* Materials provided *
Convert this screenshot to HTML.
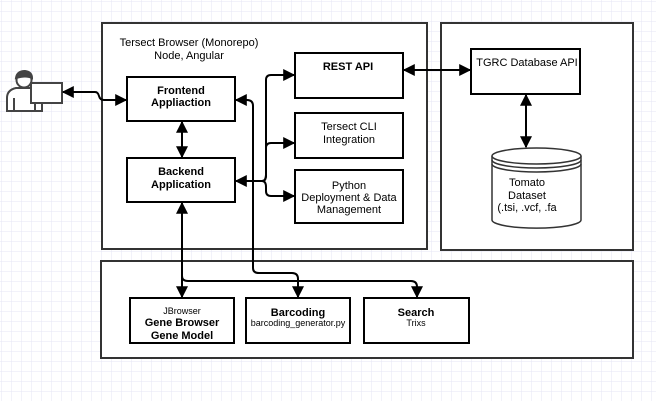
<!DOCTYPE html>
<html><head><style>
html,body{margin:0;padding:0;background:#fff}
svg{display:block}
text{font-family:"Liberation Sans",sans-serif;fill:#000}
</style></head><body>
<svg width="656" height="401" viewBox="0 0 656 401" xmlns="http://www.w3.org/2000/svg">
<defs>
<pattern id="g" width="10" height="10" patternUnits="userSpaceOnUse" x="1" y="1">
<path d="M10 0H0V10" fill="none" stroke="#e6e6f4" stroke-width="1"/>
</pattern>
<marker id="a" viewBox="0 0 10 10" refX="9" refY="5" markerWidth="6" markerHeight="6" orient="auto-start-reverse"><path d="M0 0L10 5L0 10z" fill="#000"/></marker>
</defs>
<rect width="656" height="401" fill="url(#g)"/>
<g fill="#fff" stroke="#333" stroke-width="2">
<rect x="102" y="23" width="325" height="226"/>
<rect x="441" y="23" width="192" height="227"/>
<rect x="101" y="261" width="532" height="97"/>
</g>
<g fill="#fff" stroke="#000" stroke-width="2">
<rect x="127" y="77" width="108" height="44"/>
<rect x="127" y="158" width="108" height="44"/>
<rect x="295" y="53" width="108" height="45"/>
<rect x="295" y="113" width="108" height="45"/>
<rect x="295" y="170" width="108" height="53"/>
<rect x="471" y="49" width="109" height="45"/>
<rect x="130" y="298" width="104" height="45"/>
<rect x="246" y="298" width="104" height="45"/>
<rect x="364" y="298" width="105" height="45"/>
</g>
<g fill="#fff" stroke="#333" stroke-width="1.5">
<path d="M492 156 V220 A44 8 0 0 0 581 220 V156"/>
<ellipse cx="536.5" cy="156" rx="44.5" ry="8"/>
<path d="M492 160 A44.5 8 0 0 0 581 160 M492 164 A44.5 8 0 0 0 581 164" fill="none"/>
</g>
<g stroke="#444" stroke-width="2" fill="#fff">
<path d="M7 111 V98 Q7 90 16 88 L34 88 Q42 90 42 98 V111 Z"/>
<path d="M14 98 V111 M35 98 V111" fill="none"/>
<circle cx="24" cy="80" r="7.5"/>
<path d="M16 78 Q17 71 25 71 Q32 72 32 78 Q26 75 16 78z" fill="#444"/>
<rect x="31" y="83" width="31" height="20"/>
</g>
<g fill="none" stroke="#000" stroke-width="2">
<path d="M63 92 H95 Q98 92 99 96 Q100 100 104 100 H126" marker-start="url(#a)" marker-end="url(#a)"/>
<path d="M182 122 V157" marker-start="url(#a)" marker-end="url(#a)"/>
<path d="M236 181 H262" marker-start="url(#a)"/>
<path d="M262 181 Q266 181 266 175 V80 Q266 75 271 75 H294" marker-end="url(#a)"/>
<path d="M262 181 Q266 181 266 175 V148 Q266 143 271 143 H294" marker-end="url(#a)"/>
<path d="M262 181 Q266 181 266 187 V191 Q266 196 271 196 H294" marker-end="url(#a)"/>
<path d="M404 70 H470" marker-start="url(#a)" marker-end="url(#a)"/>
<path d="M526 95 V147" marker-start="url(#a)" marker-end="url(#a)"/>
<path d="M182 203 V297" marker-start="url(#a)" marker-end="url(#a)"/>
<path d="M236 100 H247 Q253 100 253 106 V268 Q253 273 259 273 H292 Q298 273 298 279 V297" marker-start="url(#a)" marker-end="url(#a)"/>
<path d="M182 276 Q182 281 188 281 H411 Q417 281 417 287 V297" marker-end="url(#a)"/>
</g>
<g font-size="11" text-anchor="middle">
<text x="189" y="46">Tersect Browser (Monorepo)</text>
<text x="189" y="59">Node, Angular</text>
<text x="181" y="94" font-weight="bold">Frontend</text>
<text x="181" y="106" font-weight="bold">Appliaction</text>
<text x="181" y="175" font-weight="bold">Backend</text>
<text x="181" y="188" font-weight="bold">Application</text>
<text x="348" y="70" font-weight="bold">REST API</text>
<text x="349" y="130">Tersect CLI</text>
<text x="349" y="143">Integration</text>
<text x="349" y="189">Python</text>
<text x="349" y="201">Deployment &amp; Data</text>
<text x="349" y="213">Management</text>
<text x="527" y="66">TGRC Database API</text>
<text x="527" y="186">Tomato</text>
<text x="527" y="199">Dataset</text>
<text x="527" y="211">(.tsi, .vcf, .fa</text>
<text x="182" y="314" font-size="9">JBrowser</text>
<text x="182" y="326" font-weight="bold">Gene Browser</text>
<text x="182" y="339" font-weight="bold">Gene Model</text>
<text x="298" y="316" font-weight="bold">Barcoding</text>
<text x="298" y="326" font-size="9">barcoding_generator.py</text>
<text x="416" y="316" font-weight="bold">Search</text>
<text x="416" y="326" font-size="9">Trixs</text>
</g>
</svg>
</body></html>
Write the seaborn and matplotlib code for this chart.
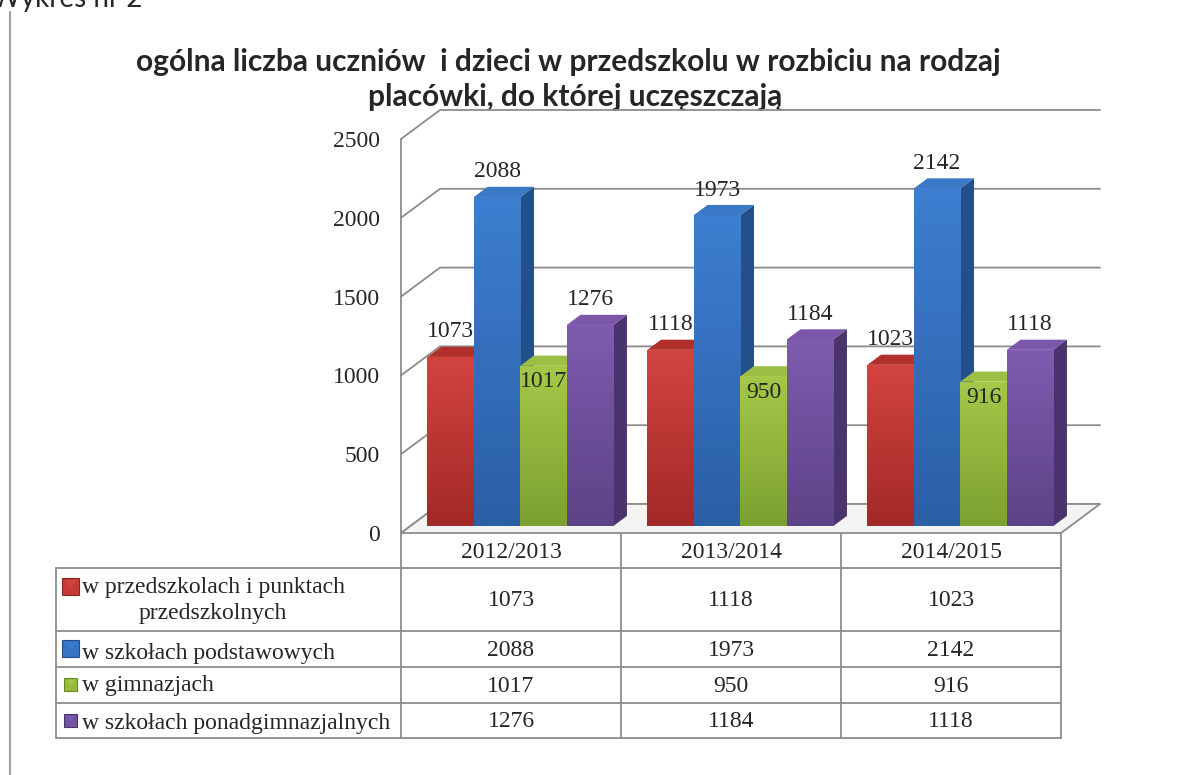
import numpy as np
import pandas as pd
import matplotlib
matplotlib.use("Agg")
import matplotlib.pyplot as plt
import seaborn as sns
from matplotlib.patches import Polygon, Rectangle
from matplotlib.colors import to_rgb

# ---------------- data ----------------
years = ["2012/2013", "2013/2014", "2014/2015"]
series = ["w przedszkolach i punktach przedszkolnych",
          "w szkołach podstawowych",
          "w gimnazjach",
          "w szkołach ponadgimnazjalnych"]
przedszkola = [1073, 1118, 1023]
podstawowe = [2088, 1973, 2142]
gimnazja = [1017, 950, 916]
ponadgimnazjalne = [1276, 1184, 1118]
yticks = [0, 500, 1000, 1500, 2000, 2500]
title_line1 = "ogólna liczba uczniów  i dzieci w przedszkolu w rozbiciu na rodzaj"
title_line2 = "placówki, do której uczęszczają"
caption = "Wykres nr 2"

values = [przedszkola, podstawowe, gimnazja, ponadgimnazjalne]
df = pd.DataFrame({
    "rok": [y for _ in series for y in years],
    "seria": [s for s in series for _ in years],
    "liczba": [v for vals in values for v in vals],
})

# ---------------- style ----------------
front_cols = ["#C43B36", "#3574C4", "#96BA3E", "#7452A2"]
grad_top = ["#D3443F", "#3D7ED0", "#A4C848", "#7E5BAF"]
grad_bot = ["#A22927", "#2B5FA6", "#7DA131", "#5D4387"]
side_cols = ["#8C2422", "#234F8A", "#6A8A26", "#4A346E"]
top_cols = ["#B2302C", "#3B78C6", "#9CC043", "#7A57A8"]
grid_col = "#8C8C8C"
serif = ["Liberation Serif", "DejaVu Serif"]
sans = ["Lato", "DejaVu Sans"]

sns.set_theme(style="white")
plt.rcParams["font.family"] = serif

W, H = 1182, 775
fig = plt.figure(figsize=(W / 100, H / 100), dpi=100)

ov = fig.add_axes([0, 0, 1, 1], zorder=0)
ov.set_xlim(0, W)
ov.set_ylim(H, 0)
ov.axis("off")

X0, X1, Y0, Y1 = 401, 1061, 533, 139
ax = fig.add_axes([X0 / W, 1 - Y0 / H, (X1 - X0) / W, (Y0 - Y1) / H], zorder=1)
ax.patch.set_alpha(0)

px_x = (X1 - X0) / 3.0
px_y = (Y0 - Y1) / 2500.0
DX = 39 / px_x
DY = 29 / px_y

for v in yticks:
    ax.plot([-0.5, -0.5 + DX, 2.5 + DX], [v, v + DY, v + DY],
            color=grid_col, lw=1.3, zorder=1, clip_on=False)
ax.plot([-0.5, -0.5], [0, 2500], color=grid_col, lw=1.3, zorder=1, clip_on=False)

floor = Polygon([(-0.5, 0), (2.5, 0), (2.5 + DX, DY), (-0.5 + DX, DY)],
                closed=True, facecolor="#F4F4F4", edgecolor=grid_col, lw=1.3,
                zorder=1.5, clip_on=False)
ax.add_patch(floor)

sns.barplot(data=df, x="rok", y="liczba", hue="seria", order=years,
            hue_order=series, palette=front_cols, saturation=1, width=0.845,
            ax=ax, legend=False, linewidth=0, edgecolor="none")

d1, bd = 0.24, 0.35
sx, sy = d1 * DX, d1 * DY
for k, cont in enumerate(ax.containers):
    ctop, cbot = np.array(to_rgb(grad_top[k])), np.array(to_rgb(grad_bot[k]))
    t = np.linspace(0, 1, 64)[:, None]
    grad = (ctop * (1 - t) + cbot * t)[:, None, :]
    for j, bar in enumerate(cont):
        x0, w, h = bar.get_x(), bar.get_width(), bar.get_height()
        zb = 3 + k * 0.1
        bar.set_x(x0 + sx)
        bar.set_y(sy)
        bar.set_zorder(zb + 0.02)
        bar.set_clip_on(False)
        xl, xr = x0 + sx, x0 + sx + w
        im = ax.imshow(grad, extent=[xl, xr, sy, sy + h], origin="upper",
                       aspect="auto", zorder=zb + 0.03, interpolation="bilinear")
        im.set_clip_path(bar)
        side = Polygon([(xr, sy), (xr + bd * DX, sy + bd * DY),
                        (xr + bd * DX, sy + h + bd * DY), (xr, sy + h)],
                       closed=True, facecolor=side_cols[k], edgecolor="none",
                       zorder=zb, clip_on=False)
        top = Polygon([(xl, sy + h), (xr, sy + h), (xr + bd * DX, sy + h + bd * DY),
                       (xl + bd * DX, sy + h + bd * DY)],
                      closed=True, facecolor=top_cols[k], edgecolor="none",
                      zorder=zb + 0.01, clip_on=False)
        ax.add_patch(side)
        ax.add_patch(top)
        off = -11.5 if k == 2 else 18
        ax.annotate(f"{int(h)}", xy=(xl + w / 2, sy + h), xytext=(0, off),
                    textcoords="offset points", ha="center", va="center",
                    fontsize=17, family=serif, zorder=10, annotation_clip=False)

ax.set_xlim(-0.5, 2.5)
ax.set_ylim(0, 2500)
ax.set_xticks([])
ax.set_xlabel("")
ax.set_ylabel("")
ax.set_yticks(yticks)
ax.set_yticklabels([str(v) for v in yticks], fontsize=17, family=serif)
ax.tick_params(axis="y", length=0, pad=15)
for s in ax.spines.values():
    s.set_visible(False)

# ---------------- data table ----------------
col_edges = [X0 + (X1 - X0) * i / 3 for i in range(4)]
row_edges = [568, 631, 667, 703, 738]
TL = 56
lc = dict(color=grid_col, lw=1.3)
ov.plot([X0, X0], [Y0, row_edges[-1]], **lc)
for xe in col_edges[1:]:
    ov.plot([xe, xe], [Y0, row_edges[-1]], **lc)
ov.plot([TL, TL], [row_edges[0], row_edges[-1]], **lc)
for ye in row_edges:
    ov.plot([TL, X1], [ye, ye], **lc)

for i, y in enumerate(years):
    cx = (col_edges[i] + col_edges[i + 1]) / 2
    ov.text(cx, 553, y, ha="center", va="center", fontsize=17, family=serif)
    for r in range(4):
        cy = (row_edges[r] + row_edges[r + 1]) / 2
        ov.text(cx, cy + 1, str(values[r][i]), ha="center", va="center",
                fontsize=17, family=serif)

marker_specs = [(62, 578, 17), (62, 640, 17), (64, 678, 13), (64, 714, 13)]
for r, (mx, my, ms) in enumerate(marker_specs):
    ov.add_patch(Rectangle((mx, my), ms, ms, facecolor=front_cols[r],
                           edgecolor=side_cols[r], lw=0.8))
    ov.add_patch(Polygon([(mx + 2, my + 2), (mx + ms - 2, my + 2), (mx + ms / 2, my + ms * 0.6)],
                         closed=True, facecolor=grad_top[r], edgecolor="none", alpha=0.9))
ov.text(82, 587, "w przedszkolach i punktach", ha="left", va="center", fontsize=17, family=serif)
ov.text(213, 613, "przedszkolnych", ha="center", va="center", fontsize=17, family=serif)
ov.text(82, 654, series[1], ha="left", va="center", fontsize=17, family=serif)
ov.text(82, 686, series[2], ha="left", va="center", fontsize=17, family=serif)
ov.text(82, 724, series[3], ha="left", va="center", fontsize=17, family=serif)

# ---------------- title, caption, frame line ----------------
ov.text(568, 71, title_line1, ha="center", va="baseline", fontsize=21.5,
        fontweight="bold", family=sans)
ov.text(575, 106, title_line2, ha="center", va="baseline", fontsize=21.5,
        fontweight="bold", family=sans)
ov.text(-8, 7, caption, ha="left", va="baseline", fontsize=20, family=sans)
ov.plot([10, 10], [12, H], color="#A0A0A0", lw=1.5)

fig.savefig("out.png", dpi=100)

* Your objective *
Exactly and only the lines from the line with "Write the seaborn" to the line with "from matplotlib.colors import to_rgb", both ends included, should be echoed. Do not carry over the pictures.

* Output of the exercise *
Write the seaborn and matplotlib code for this chart.
import numpy as np
import pandas as pd
import matplotlib
matplotlib.use("Agg")
import matplotlib.pyplot as plt
import seaborn as sns
from matplotlib.patches import Polygon, Rectangle
from matplotlib.colors import to_rgb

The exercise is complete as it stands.